From the start of the crisis, we all needed to know where and when this would end, so that we could learn how much our incomes would be reduced, how much our taxes raised, and how much property values would fall. We still don’t know. We cannot figure out the cost of the past years and of the latest agreement with our creditors in Brussels on Tuesday. From Greek pensioners, wage earners, unemployed and business people to potential foreign investors, we are still waiting to learn where we are and how we will move on from here.
After the last Eurogroup meeting we expect that Greece will receive the next tranche of its loan and will be able to meet its commitments in July. From there on, though, there are too many variables for us to know how much our lives will be affected. We all expect the worst from the omnibus law passed last Sunday by the SYRIZA-Independent Greeks government; what is more important is that, either way, we just don’t know.
Adding to uncertainty is the fact that the protagonists of our political, economic and social scene have not said their last word. Regarding our creditors, the International Monetary Fund and Germany are embroiled in a battle over whether to reduce Greece’s debt – the outcome of which will, to a great extent, determine when the crisis will end. At the same time, the troika insists on “corrections” to measures that were just passed in Parliament, leaving us to wonder whether the disagreement is big enough to derail the loan agreement.
The government, too, remains a question mark. Will it be able to carry out commitments and implement measures with which it disagreed vociferously? Perhaps Independent Greeks leader Panos Kammenos’s favorite tactic shows what we can expect. After he and his party voted to raise VAT on the islands, a couple of days later, while visiting the island of Syros, he slammed the measure as “criminal” and “unconstitutional.” We understand government officials’ need to bluster their way out of tight spots but this does not help us understand whether measures will be implemented and what their impact will be. (And we have seen where such tactics lead.)

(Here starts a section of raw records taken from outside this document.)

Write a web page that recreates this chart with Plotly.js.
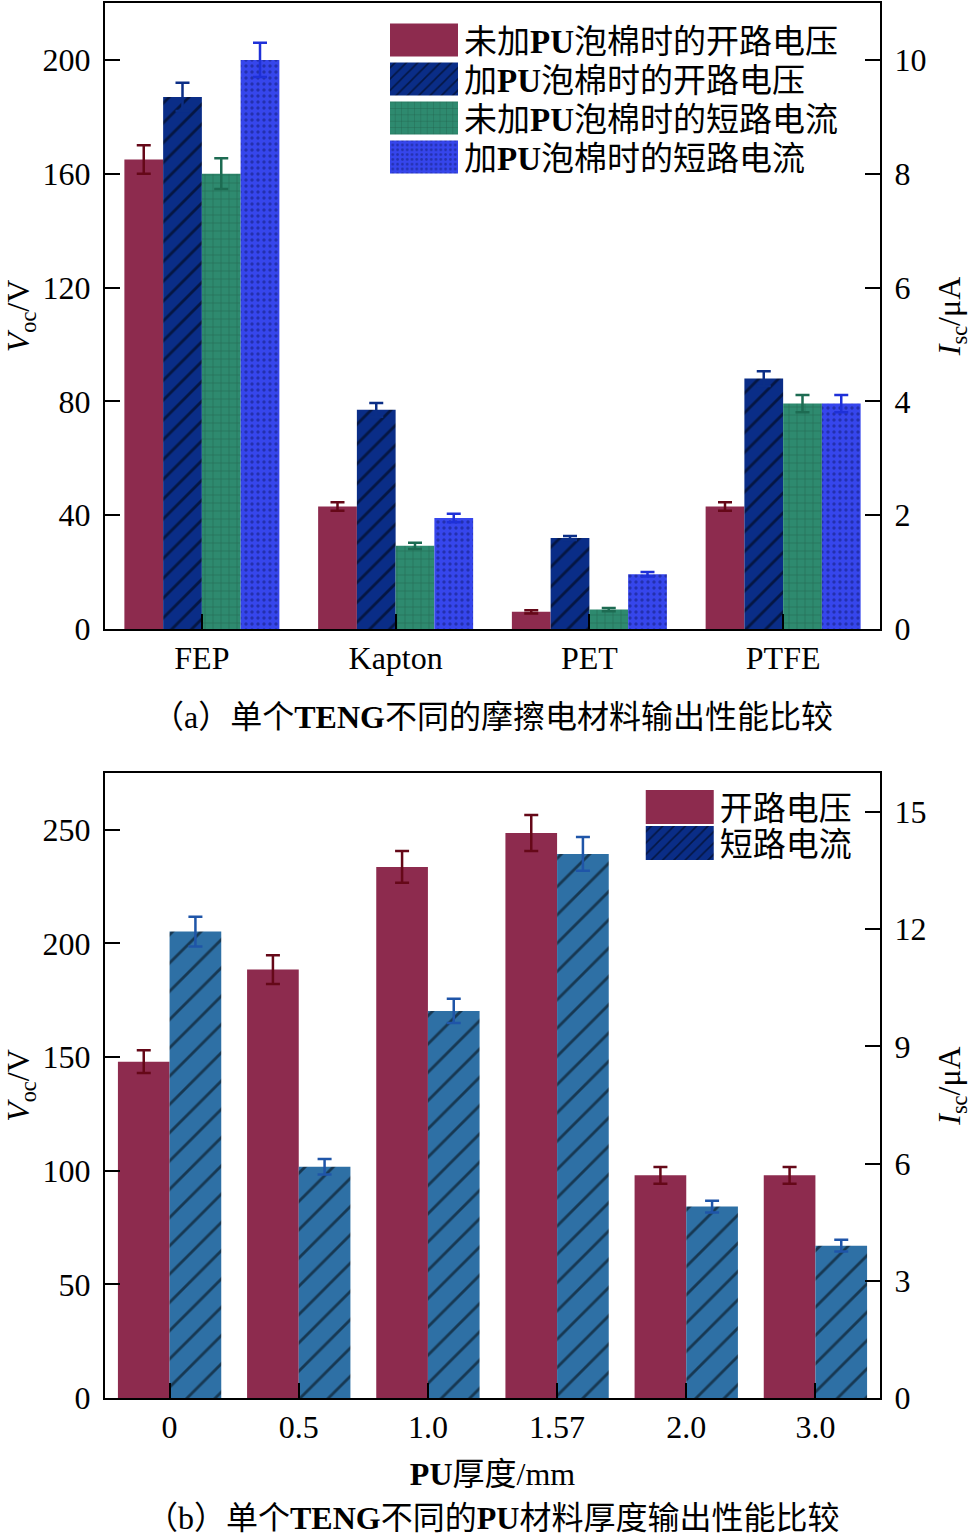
<!DOCTYPE html>
<html>
<head>
<meta charset="utf-8">
<script src="https://cdn.plot.ly/plotly-3.0.1.min.js"></script>
<style>
  html, body { margin: 0; padding: 0; background: #fff; }
  #chart { width: 972px; height: 1539px; }
</style>
</head>
<body>
<div id="chart"></div>
<script>
// ---- (a) triboelectric materials ----
const materials = ['FEP', 'Kapton', 'PET', 'PTFE'];
const vocNoFoam = [165, 43, 6, 43];          // V, without PU foam
const vocNoFoamErr = [5, 1.5, 0.6, 1.5];
const vocFoam = [187, 77, 32, 88];           // V, with PU foam
const vocFoamErr = [5, 2.4, 0.7, 2.6];
const iscNoFoam = [8.0, 1.46, 0.34, 3.96];   // μA, without PU foam
const iscNoFoamErr = [0.27, 0.055, 0.03, 0.15];
const iscFoam = [10.0, 1.95, 0.96, 3.96];    // μA, with PU foam
const iscFoamErr = [0.3, 0.075, 0.04, 0.15];

// ---- (b) PU thickness ----
const thickness = ['0', '0.5', '1.0', '1.57', '2.0', '3.0'];
const vocThick = [148, 188.5, 233.7, 248.6, 98, 98];
const vocThickErr = [5, 6.3, 7, 7.9, 3.7, 3.7];
const iscThick = [11.94, 5.92, 9.91, 13.93, 4.9, 3.9];
const iscThickErr = [0.38, 0.2, 0.31, 0.43, 0.15, 0.15];

const FONT = 'Liberation Serif, "Times New Roman", "Noto Sans CJK SC", serif';
const RED = '#8D2B4E', NAVY = '#0A2D87', GREEN = '#2E8A6F', BLUE = '#3646EC', STEEL = '#2E70A5';

function errs(arr, color) {
  return { type: 'data', array: arr, visible: true, color: color, thickness: 2.5, width: 7 };
}

const traces = [
  { type: 'bar', name: '未加<b>PU</b>泡棉时的开路电压', x: materials, y: vocNoFoam,
    xaxis: 'x', yaxis: 'y', width: 0.2, offset: -0.4, legend: 'legend',
    marker: { color: RED, line: { width: 0 } }, error_y: errs(vocNoFoamErr, '#650818') },
  { type: 'bar', name: '加<b>PU</b>泡棉时的开路电压', x: materials, y: vocFoam,
    xaxis: 'x', yaxis: 'y', width: 0.2, offset: -0.2, legend: 'legend',
    marker: { color: NAVY, line: { width: 0 },
      pattern: { shape: '/', fgcolor: '#000', fillmode: 'overlay', size: 14, solidity: 0.2 } },
    error_y: errs(vocFoamErr, '#0B2E86') },
  { type: 'bar', name: '未加<b>PU</b>泡棉时的短路电流', x: materials, y: iscNoFoam,
    xaxis: 'x', yaxis: 'y2', width: 0.2, offset: 0, legend: 'legend',
    marker: { color: GREEN, line: { width: 0 },
      pattern: { shape: '+', fgcolor: '#16402F', fillmode: 'overlay', size: 8, solidity: 0.12 } },
    error_y: errs(iscNoFoamErr, '#1D6B52') },
  { type: 'bar', name: '加<b>PU</b>泡棉时的短路电流', x: materials, y: iscFoam,
    xaxis: 'x', yaxis: 'y2', width: 0.2, offset: 0.2, legend: 'legend',
    marker: { color: BLUE, line: { width: 0 },
      pattern: { shape: '.', fgcolor: '#101a70', fillmode: 'overlay', size: 6, solidity: 0.25 } },
    error_y: errs(iscFoamErr, '#1E30D8') },

  { type: 'bar', name: '开路电压', x: thickness, y: vocThick,
    xaxis: 'x2', yaxis: 'y3', width: 0.4, offset: -0.4, legend: 'legend2',
    marker: { color: RED, line: { width: 0 } }, error_y: errs(vocThickErr, '#650818') },
  { type: 'bar', name: '短路电流', x: thickness, y: iscThick, showlegend: false,
    xaxis: 'x2', yaxis: 'y4', width: 0.4, offset: 0,
    marker: { color: STEEL, line: { width: 0 },
      pattern: { shape: '/', fgcolor: '#000', fillmode: 'overlay', size: 20, solidity: 0.14 } },
    error_y: errs(iscThickErr, '#1F55A8') },
  // legend key for the current series (navy swatch)
  { type: 'bar', name: '短路电流', x: [thickness[0]], y: [null], xaxis: 'x2', yaxis: 'y4', legend: 'legend2',
    width: 0.4, offset: 0,
    marker: { color: NAVY, line: { width: 0 },
      pattern: { shape: '/', fgcolor: '#000', fillmode: 'overlay', size: 14, solidity: 0.2 } } }
];

const axisBase = {
  showline: true, linecolor: '#000', linewidth: 2, ticks: 'inside', ticklen: 15, tickwidth: 2,
  tickcolor: '#000', showgrid: false, zeroline: false, fixedrange: true,
  tickfont: { family: FONT, size: 32, color: '#000' }
};

const layout = {
  width: 972, height: 1539,
  margin: { l: 105, r: 92, t: 3, b: 141 },
  paper_bgcolor: '#fff', plot_bgcolor: '#fff',
  barmode: 'overlay',
  font: { family: FONT, size: 32, color: '#000' },
  xaxis: Object.assign({}, axisBase, { type: 'category', anchor: 'y', domain: [0, 1], range: [-0.5, 3.5],
    mirror: true, ticklabelstandoff: 0 }),
  yaxis: Object.assign({}, axisBase, { domain: [0.5513, 1], range: [0, 220], tickvals: [0, 40, 80, 120, 160, 200],
    mirror: true, ticklabelstandoff: 6,
    title: { text: '<i>V</i><sub>oc</sub>/V', font: { family: FONT, size: 32 }, standoff: 8 } }),
  yaxis2: Object.assign({}, axisBase, { overlaying: 'y', side: 'right', anchor: 'x', range: [0, 11],
    tickvals: [0, 2, 4, 6, 8, 10], ticklabelstandoff: 6,
    title: { text: '<i>I</i><sub>sc</sub>/μA', font: { family: FONT, size: 32 }, standoff: 20 } }),
  xaxis2: Object.assign({}, axisBase, { type: 'category', anchor: 'y3', domain: [0, 1], range: [-0.5, 5.5],
    mirror: true, ticklabelstandoff: 0,
    title: { text: '<b>PU</b>厚度/mm', font: { family: FONT, size: 32 }, standoff: 18 } }),
  yaxis3: Object.assign({}, axisBase, { anchor: 'x2', domain: [0, 0.448], range: [0, 275], tickvals: [0, 50, 100, 150, 200, 250],
    mirror: true, ticklabelstandoff: 6,
    title: { text: '<i>V</i><sub>oc</sub>/V', font: { family: FONT, size: 32 }, standoff: 8 } }),
  yaxis4: Object.assign({}, axisBase, { overlaying: 'y3', side: 'right', anchor: 'x2', range: [0, 16],
    tickvals: [0, 3, 6, 9, 12, 15], ticklabelstandoff: 6,
    title: { text: '<i>I</i><sub>sc</sub>/μA', font: { family: FONT, size: 32 }, standoff: 20 } }),
  legend: { x: 0.36, y: 0.9935, xanchor: 'left', yanchor: 'top', bgcolor: 'rgba(0,0,0,0)',
    borderwidth: 0, itemwidth: 70, tracegroupgap: 0, traceorder: 'normal',
    font: { family: FONT, size: 33, color: '#000' } },
  legend2: { x: 0.69, y: 0.4437, xanchor: 'left', yanchor: 'top', bgcolor: 'rgba(0,0,0,0)',
    borderwidth: 0, itemwidth: 70, tracegroupgap: 0, traceorder: 'normal',
    font: { family: FONT, size: 33, color: '#000' } },
  annotations: [
    { xref: 'paper', yref: 'paper', x: 0.5, y: 0.5513, yshift: -88, xanchor: 'center', yanchor: 'middle', showarrow: false,
      text: '（a）单个<b>TENG</b>不同的摩擦电材料输出性能比较', font: { family: FONT, size: 32, color: '#000' } },
    { xref: 'paper', yref: 'paper', x: 0.5, y: 0, yshift: -120, xanchor: 'center', yanchor: 'middle', showarrow: false,
      text: '（b）单个<b>TENG</b>不同的<b>PU</b>材料厚度输出性能比较', font: { family: FONT, size: 32, color: '#000' } }
  ]
};

// Large rectangular legend keys with a tighter row pitch
const legendStyle = { legend: { step: 39, half: 16.5 }, legend2: { step: 36, half: 17 } };
function tweakLegends(gd) {
  gd.querySelectorAll('g.legend, g.legend2').forEach(function (lg) {
    const st = lg.classList.contains('legend2') ? legendStyle.legend2 : legendStyle.legend;
    lg.querySelectorAll('.legendpoints path').forEach(function (p) {
      p.setAttribute('d', 'M34,' + st.half + 'H-34V-' + st.half + 'H34Z');
    });
    const items = Array.from(lg.querySelectorAll('g.traces'));
    let y0 = null;
    items.forEach(function (g, i) {
      const m = /translate\(\s*([-\d.e]+)[\s,]+([-\d.e]+)\s*\)/.exec(g.getAttribute('transform') || '');
      if (!m) return;
      if (y0 === null) y0 = parseFloat(m[2]);
      g.setAttribute('transform', 'translate(' + m[1] + ',' + (y0 + i * st.step) + ')');
    });
  });
}

const gdEl = document.getElementById('chart');
Plotly.newPlot(gdEl, traces, layout, { staticPlot: true, displayModeBar: false }).then(function (gd) {
  tweakLegends(gd);
  gd.on('plotly_afterplot', function () { tweakLegends(gd); });
});
</script>
</body>
</html>
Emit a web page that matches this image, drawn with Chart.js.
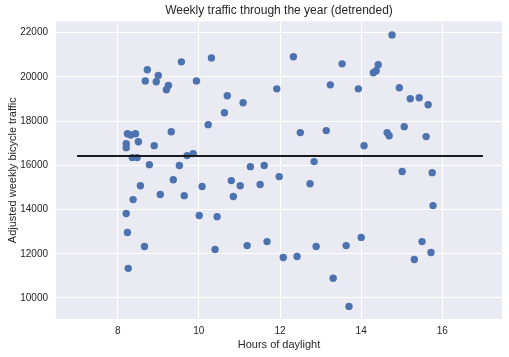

The unions, too, can be expected to stage more protests against changes to the pension and labor regimes and to privatization plans. The courts could change things by ruling against government decisions. And how much money can the state expect to raise from higher taxes in a climate of continuing recession? Only implementation of the bailout agreement can put an end to the lack of confidence which pushed people to withdraw their savings from banks and put a freeze on business activity. Also, the large percentage of nonperforming loans and arrears in payments to social security funds and the tax office will remain a huge problem until the air clears and banks can start functioning again.
The Greeks have paid a very high price over the past few years. It is time for those who decide our fate to understand that this endless uncertainty must end.